Sunday, April 08, 2007

The Road to Nowhere - Education Department

Paleo-Future, a blog devoted to what the future used to look like, regulary runs clips from the CD-ROM that was packaged with The Road Ahead by Bill Gates back in the 90s. That was an attempt by Gates to show how information technology was going to change the way we live. Apart from the embarrassing hairstyles, overly chirpy tone, and endless product placements in the video clips, it's actually one of the more accurate looks at the future - but, as always happens when somebody predicts the future, there are funny anachronisms. (Such as a "future of police work" clip in which a detective says, "Can I record this conversation?" and then slams down some kind of digital sound recorder the size of a three ring-binder on a desk.)

There's one clip, however, that really struck me, because it hit on a pet peeve of mine. Whenever technology entrepreneur types start talking about education, their complaints with our education system mostly sound like, "They don't use enough of the high tech products that we sell."

I don't think they mean it as self-centered as that sounds - it just comes out that way. These are folks who've seen IT change the way we bank, buy things, plan travel, and so on, and they assume that a dose of technology will make education better.

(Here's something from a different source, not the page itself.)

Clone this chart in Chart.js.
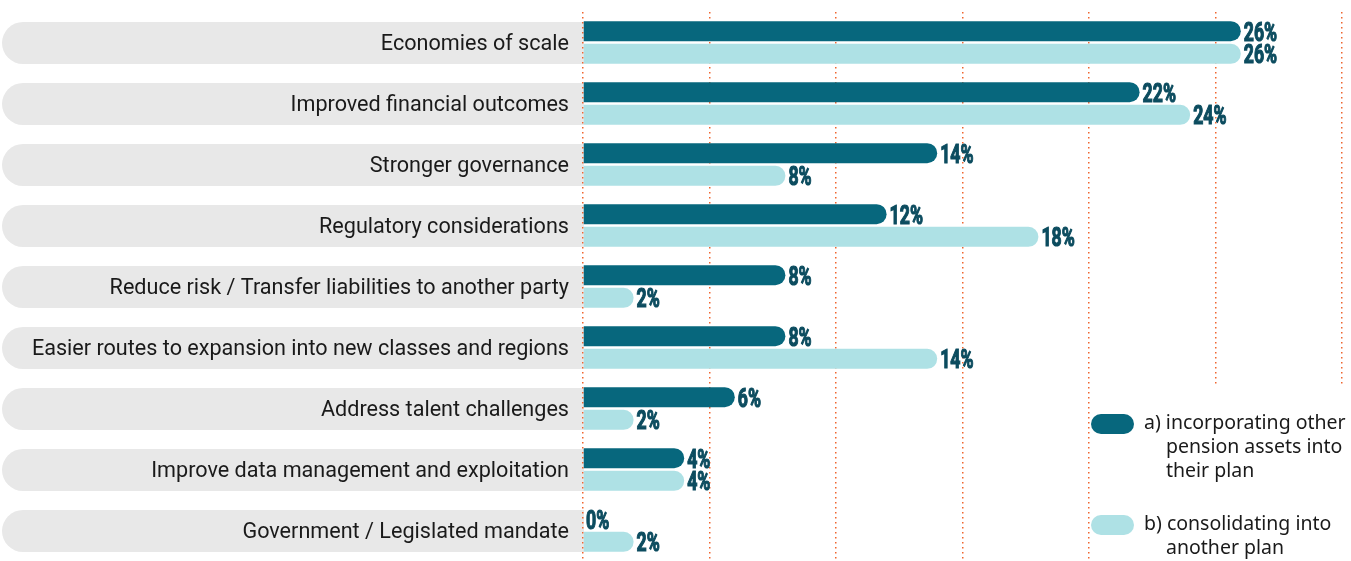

I'm really skeptical of that; the most important part of education is learning how to think, and I don't believe that technologies that makes markets and transactions more efficient (by providing markets with better information, by reducing transaction costs and times, and so on) are likely to help students learn to think critically, analyze information, draw logical conclusions, and so on. In fact, I think there's a real risk of just the opposite: creating student ADD akin to that suffered by managers who can't focus for 10 minutes because they're checking their email.

Yes, there are some ways that technology is great: providing better access to information to do research, for example. But that's changing processes, not changing fundamentals.

And so here's the clip of the Bill Gates classroom of the future.


It's funny, but it's also horrifying; with technology, instead of sitting in a boring, 20th century library actually finding information about his topic, the student was able to make a video clip which inspired his class to shake their booties to that funky Incan beat while offering absolutely no information (other than "The Incans are dead now").

(And what's with all the kids giggling about an entire civilization being wiped out? Nice.)

If that's the classroom of the future, we're doomed.

More to the point, this is why when tech entrepreneurs start lecturing educators about how to teach, somebody should send them an email or IM to distract them and shut them up.